马丁伊登是一个水手,在遇见ruth之后,他喜欢上了ruth,并且因为她的缘故开始学习文学.从最基本的学起,忍受住生活的重压,并逐渐开始写文稿,稿子一次一次被退回,甚至ruth也不欣赏他写的东西.eden逐渐发现他原先崇拜的ruth对文学其实并不内行,尽管二人相爱,但是现实的阻力太大,并且二人对于martin前途的观点也大相径庭.martin生活很艰难,负债累累.经常要出海挣钱,以便接下来的日子可以专心写作.martin认识了一些底层人民和一些社会主义者,并被一个小报记者描述成为激烈的革命者.这些都与 ruth的观点格格不入.二人终于分手.martin的文章忽然之间开始走红,他体会到了人们对于他态度的巨大转变.ruth也跑到他面前要求与他复合. 然而martin看透了世间的人情冷暖,在一艘轮船上自杀,结束自己的生命.

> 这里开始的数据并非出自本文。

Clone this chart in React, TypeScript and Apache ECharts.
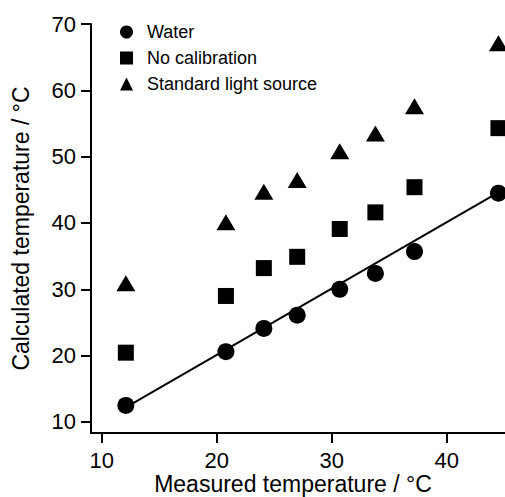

martin是一个理想主义者,为了自己的理想他可以舍弃一切,他的理想体现在对ruth和成名的追求上,但是他的理想一个是最终幻灭(ruth), 另一个是迟迟不能实现.此时的martin肯定是心灰意冷,但是当成功最终来临,他一夜成名,并且ruth重新投入他的怀抱,他却自杀而死,不是成功来得太快,让他难以承受,而是因为他的梦想最终还是破灭,他虽然实现了文学和爱情上的成功,可是这与他从前的认识却是截然不同的,事实证明,他原来所期待的爱情原来是如此经不起考验,他成名后对人们的反应也变得无动于衷.如果说故事的结局是理性的,那么只能说martin对于很小的一部分理想主义者具有典型性.